Uno de los más célebres creadores de carrozas fue el pintor Carlos Alberto Imery, quien asumió dicha labor tras su retorno de sus estudios en Europa, al encontrarse sin empleo, con necesidades económicas y sin mayores posibilidades de vivir de lo que le generaba el arte pictórico. Las carrozas de Imery y de otros carroceros de renombre desplegaban creatividad e innovación, a la vez que hacían alusión a motivos religiosos, mitológicos, políticos o a los más avanzados desarrollos de la ciencia y de la técnica, por lo que no resultaba extraño ver carrozas con imágenes de aviones y locomotoras.
El público asistente a las festividades era el que contrataba al portador ambulante del fonógrafo para que amenizara bailes de casa en casa –cuyos balcones, patios y árboles estaban adornados con faroles de “papel de China”-, repartía refrescos, pupusas, shuco-atole o cartuchos repletos de dulces típicos o confitería importada. Todo consistía en entregarse a la diversión plena, después de asistir a la procesión y a la misa en la tarde del 5 de agosto, tras lo que quizá pudiera hallarse un espacio para ver una función cinematográfica en los teatros capitalinos, como el Principal, Colón, Nacional, Coliseo, Variedades y Moderno.

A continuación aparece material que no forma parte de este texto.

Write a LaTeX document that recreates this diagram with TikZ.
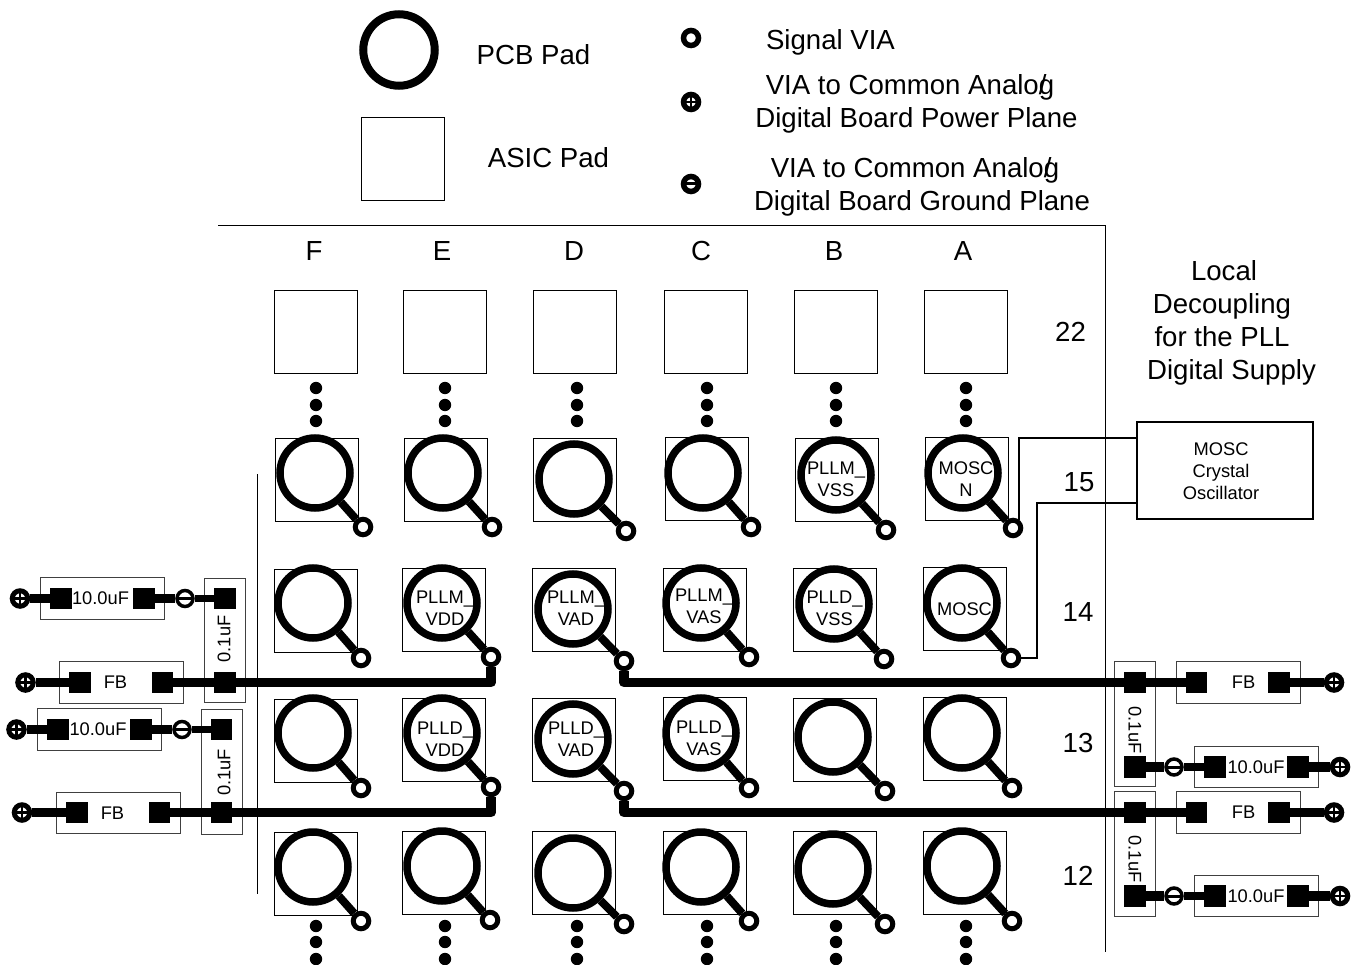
\documentclass[tikz,border=0pt]{standalone}
\usepackage{fontspec}
\setmainfont{Liberation Sans}
\tikzset{
	asicpad/.style={draw, black, line width=1pt, outer sep=0pt, inner sep=0pt, minimum size=83pt},
	pcbpad/.style={draw, circle, black, line width=7.5pt, inner sep=0pt, minimum size=70pt},
	sigvia/.style={draw, circle, black, fill=white, line width=5pt, inner sep=0pt, minimum size=15.5pt},
	pwrvia/.style={sigvia, path picture={
			\draw[line width=2.6pt] (path picture bounding box.west) -- (path picture bounding box.east);
			\draw[line width=2.6pt] (path picture bounding box.north) -- (path picture bounding box.south);}},
	gndvia/.style={sigvia, path picture={
			\draw[line width=3pt] (path picture bounding box.west) -- (path picture bounding box.east);}},
	gndring/.style={gndvia, line width=3.5pt, minimum size=16pt},
	smdpad/.style={fill, black, inner sep=0pt, minimum width=21.5pt, minimum height=21.5pt},
	partbox/.style={draw=black!75, line width=1pt, outer sep=0pt, inner sep=0pt},
	longpart/.style={partbox, minimum width=124pt, minimum height=41.5pt},
	tallpart/.style={partbox, minimum width=41pt, minimum height=124.5pt},
	biglbl/.style={inner sep=0pt, font=\fontsize{27.6}{33}\selectfont},
	smalllbl/.style={inner sep=0pt, align=center, font=\fontsize{18.3}{22}\selectfont},
	stubline/.style={line width=8pt},
	tracewide/.style={line width=9.5pt, line join=round},
	tracethin/.style={line width=7.5pt},
	clockline/.style={line width=2.3pt, line join=miter},
}
\begin{document}
\begin{tikzpicture}[x=1pt, y=-1pt]
	\useasboundingbox (0,0) rectangle (1352,965);

	% legend
	\node[pcbpad, line width=8pt, minimum size=71.5pt] (keypcb) at (399,50) {};
	\node[asicpad] (keyasic) at (402.5,159) {};
	\node[sigvia, line width=5.5pt, minimum size=15pt] (keysig) at (691,38) {};
	\node[pwrvia, line width=5.5pt, minimum size=15pt] (keypwr) at (691,102) {};
	\node[gndvia, line width=5.5pt, minimum size=15pt] (keygnd) at (691,184) {};
	\node[biglbl] (txtpcb) at (533.5,55) {PCB Pad};
	\node[biglbl] (txtasic) at (548.5,157.5) {ASIC Pad};
	\node[biglbl] (txtsig) at (830.5,42) {Signal VIA};
	\node[biglbl] (txtpwra) at (910,87) {VIA to Common Analo\rlap{/}g};
	\node[biglbl] (txtpwrb) at (916.5,120) {Digital Board Power Plane};
	\node[biglbl] (txtgnda) at (915,170) {VIA to Common Analo\rlap{/}g};
	\node[biglbl] (txtgndb) at (922,203) {Digital Board Ground Plane};

	% frame of the grid
	\draw[line width=1pt] (218,226) -- (1105,226) -- (1105,952);
	\draw[line width=1pt] (257,474) -- (257,894);

	% column and row names
	\foreach \cname/\cx in {F/314, E/442, D/574, C/701, B/834, A/963}
		\node[biglbl] (col\cname) at (\cx,251) {\cname};
	\foreach \rname/\rx/\ry in {22/1070.5/332, 15/1079/482, 14/1078/612, 13/1078/743, 12/1078/876}
		\node[biglbl] (row\rname) at (\rx,\ry) {\rname};

	% top row, only the ASIC pads
	\foreach \cname/\sx in {F/315.5, E/444.5, D/574.5, C/705.5, B/835.5, A/965.5}
		\node[asicpad] (asic\cname22) at (\sx,332) {};

	% continuation dots
	\foreach \dx in {316, 445, 577, 707, 836, 966} {
		\foreach \dy in {388, 405, 421, 926, 942, 959}
			\fill (\dx,\dy) circle[radius=6.2];
	}

	% ball cells: square, circle, via
	\foreach \cname/\sx/\sy/\cx/\cy/\vx/\vy in {
		F15/317/480/315/473/363/527, E15/446/479.5/443/473/492/527, D15/575/480/574/479/626/531,
		C15/706.5/478.5/703/473/751/527, B15/836.5/479.5/836/475/886/530, A15/966.5/479/963/473/1013/528,
		F14/316/610.5/313/603/361/658, E14/444/609.5/442/603/491/657, D14/573.5/610/573/609/624/661,
		C14/705/609.5/701/603/749/657, B14/834.5/609.5/834/604/884/659, A14/964.5/609/962/603/1011/658,
		F13/316/740.5/313/733/361/788, E13/444/740/442/733/491/787, D13/573.5/740/573/739/624/791,
		C13/705/739/701/733/749/788, B13/834.5/740/833/737/885/791, A13/964.5/739/962/733/1012/788,
		F12/316/873.5/313/867/361/921, E12/444/872.5/442/866/490/920, D12/573.5/873/573/873/624/924,
		C12/705/872.5/701/867/749/921, B12/834.5/872.5/833/869/885/924, A12/964.5/872.5/962/866/1012/921} {
		\node[asicpad] (asic\cname) at (\sx,\sy) {};
		\node[pcbpad] (ball\cname) at (\cx,\cy) {};
		\node[sigvia] (via\cname) at (\vx,\vy) {};
		\draw[stubline] (ball\cname) -- (via\cname);
	}

	% names on the balls
	\node[smalllbl] (lblB15) at (836,479) {PLLM\_\\VSS};
	\node[smalllbl] (lblA15) at (966,479) {MOSC\\N};
	\node[smalllbl] (lblE14) at (445,608) {PLLM\_\\VDD};
	\node[smalllbl] (lblD14) at (576,608) {PLLM\_\\VAD};
	\node[smalllbl] (lblC14) at (704,606) {PLLM\_\\VAS};
	\node[smalllbl] (lblB14) at (834.5,608) {PLLD\_\\VSS};
	\node[smalllbl] (lblA14) at (964.5,609) {MOSC};
	\node[smalllbl] (lblE13) at (445,739) {PLLD\_\\VDD};
	\node[smalllbl] (lblD13) at (576,739) {PLLD\_\\VAD};
	\node[smalllbl] (lblC13) at (704,738) {PLLD\_\\VAS};

	% oscillator
	\node[draw, line width=2.3pt, minimum width=176pt, minimum height=97pt, inner sep=0pt] (mosc) at (1225,470.5) {};
	\node[smalllbl] (mosctxt) at (1221,471) {MOSC\\Crystal\\Oscillator};
	\coordinate (moscn) at (mosc.west |- 0,438);
	\coordinate (moscp) at (mosc.west |- 0,503);
	\draw[clockline] (viaA15.55) |- (moscn);
	\draw[clockline] (viaA14.east) -- ++(16,0) |- (moscp);

	\node[biglbl] (txtlocal) at (1224,271) {Local};
	\node[biglbl] (txtdecoup) at (1222,306) {Decoupling};
	\node[biglbl] (txtfor) at (1222,337) {for the PLL};
	\node[biglbl] (txtdigi) at (1231.5,372) {Digital Supply};

	% left side, upper supply
	\node[longpart] (bulkLa) at (102.5,598.5) {};
	\node[smalllbl] (bulkLatxt) at (100.5,598.5) {10.0uF};
	\node[longpart] (beadLa) at (121,682.5) {};
	\node[smalllbl] (beadLatxt) at (115.5,682.5) {FB};
	\node[tallpart] (capLa) at (224.5,640.5) {};
	\node[smalllbl, rotate=90] (capLatxt) at (224,639) {0.1uF};
	\node[smdpad] (bulkLa1) at (61,598.5) {};
	\node[smdpad] (bulkLa2) at (144,598.5) {};
	\node[smdpad] (capLa1) at (225,598.5) {};
	\node[smdpad] (capLa2) at (225,682.5) {};
	\node[smdpad] (beadLa1) at (80,682.5) {};
	\node[smdpad] (beadLa2) at (162.5,682.5) {};
	\node[pwrvia] (pwrLa1) at (20,598.5) {};
	\node[pwrvia] (pwrLa2) at (25.5,682.5) {};
	\node[gndring] (gndLa) at (185,598.5) {};
	\draw[tracewide] (pwrLa1) -- (bulkLa1);
	\draw[tracewide] (bulkLa2) -- (gndLa);
	\draw[tracethin] (gndLa) -- (capLa1);
	\draw[tracewide] (pwrLa2) -- (beadLa1);
	\draw[tracewide] (viaE14) |- (capLa2) -- (beadLa2);

	% left side, lower supply
	\node[longpart] (bulkLb) at (99.5,729.5) {};
	\node[smalllbl] (bulkLbtxt) at (98,729.5) {10.0uF};
	\node[longpart] (beadLb) at (118,813) {};
	\node[smalllbl] (beadLbtxt) at (112.5,813) {FB};
	\node[tallpart] (capLb) at (221.5,772) {};
	\node[smalllbl, rotate=90] (capLbtxt) at (224,772.5) {0.1uF};
	\node[smdpad] (bulkLb1) at (58,729.5) {};
	\node[smdpad] (bulkLb2) at (141,729.5) {};
	\node[smdpad] (capLb1) at (221.5,729.5) {};
	\node[smdpad] (capLb2) at (221.5,812.5) {};
	\node[smdpad] (beadLb1) at (77,812.5) {};
	\node[smdpad] (beadLb2) at (159.5,812.5) {};
	\node[pwrvia] (pwrLb1) at (16.5,729.5) {};
	\node[pwrvia] (pwrLb2) at (22,812.5) {};
	\node[gndring] (gndLb) at (182,729.5) {};
	\draw[tracewide] (pwrLb1) -- (bulkLb1);
	\draw[tracewide] (bulkLb2) -- (gndLb);
	\draw[tracethin] (gndLb) -- (capLb1);
	\draw[tracewide] (pwrLb2) -- (beadLb1);
	\draw[tracewide] (viaE13) |- (capLb2) -- (beadLb2);

	% right side, upper supply
	\node[longpart] (beadRa) at (1238,682.5) {};
	\node[smalllbl] (beadRatxt) at (1243.5,682.5) {FB};
	\node[longpart] (bulkRa) at (1256,767) {};
	\node[smalllbl] (bulkRatxt) at (1256,767) {10.0uF};
	\node[tallpart] (capRa) at (1134.5,724) {};
	\node[smalllbl, rotate=-90] (capRatxt) at (1135,730) {0.1uF};
	\node[smdpad] (capRa1) at (1135,682.5) {};
	\node[smdpad] (capRa2) at (1135,767) {};
	\node[smdpad] (beadRa1) at (1196.5,682.5) {};
	\node[smdpad] (beadRa2) at (1279,682.5) {};
	\node[smdpad] (bulkRa1) at (1215,767) {};
	\node[smdpad] (bulkRa2) at (1298,767) {};
	\node[pwrvia] (pwrRa1) at (1334,682.5) {};
	\node[pwrvia] (pwrRa2) at (1340,767) {};
	\node[gndring] (gndRa) at (1174,767) {};
	\draw[tracewide] (viaD14) |- (capRa1) -- (beadRa1);
	\draw[tracewide] (beadRa2) -- (pwrRa1);
	\draw[tracewide] (capRa2) -- (gndRa);
	\draw[tracethin] (gndRa) -- (bulkRa1);
	\draw[tracewide] (bulkRa2) -- (pwrRa2);

	% right side, lower supply
	\node[longpart] (beadRb) at (1238,812.5) {};
	\node[smalllbl] (beadRbtxt) at (1243.5,812.5) {FB};
	\node[longpart] (bulkRb) at (1256,896) {};
	\node[smalllbl] (bulkRbtxt) at (1256,896) {10.0uF};
	\node[tallpart] (capRb) at (1134.5,854) {};
	\node[smalllbl, rotate=-90] (capRbtxt) at (1135,859) {0.1uF};
	\node[smdpad] (capRb1) at (1135,812.5) {};
	\node[smdpad] (capRb2) at (1135,896) {};
	\node[smdpad] (beadRb1) at (1196.5,812.5) {};
	\node[smdpad] (beadRb2) at (1279,812.5) {};
	\node[smdpad] (bulkRb1) at (1215,896) {};
	\node[smdpad] (bulkRb2) at (1298,896) {};
	\node[pwrvia] (pwrRb1) at (1334,812.5) {};
	\node[pwrvia] (pwrRb2) at (1340,896) {};
	\node[gndring] (gndRb) at (1174,896) {};
	\draw[tracewide] (viaD13) |- (capRb1) -- (beadRb1);
	\draw[tracewide] (beadRb2) -- (pwrRb1);
	\draw[tracewide] (capRb2) -- (gndRb);
	\draw[tracethin] (gndRb) -- (bulkRb1);
	\draw[tracewide] (bulkRb2) -- (pwrRb2);
\end{tikzpicture}
\end{document}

Para fines del siglo XX y la centuria que transcurre, los festejos agostinos ya tienen un largo trecho histórico y hasta se han transnacionalizado, pues las comunidades de salvadoreños residentes en el extranjero realizan sus propias celebraciones. Las fiestas agostinas han sobrevivido a pestes, guerras, luchas nacionales e internacionales, a la secularización progresiva de la sociedad… pero se ven amenazadas con severidad por el bayunquismo, la falta de gusto estético, la ramplonería y el oportunismo. En estos siglos transcurridos, es evidente que la sociedad devota del Salvador del Mundo ha cambiado, en consonancia con los cambios mismos de El Salvador en su conjunto. ¿Desaparecerá algún día esa tradición heredada o se buscará mantenerla, protegerla y proyectarla hacia el futuro como herencia cultural intangible de nuestro pasado colonial?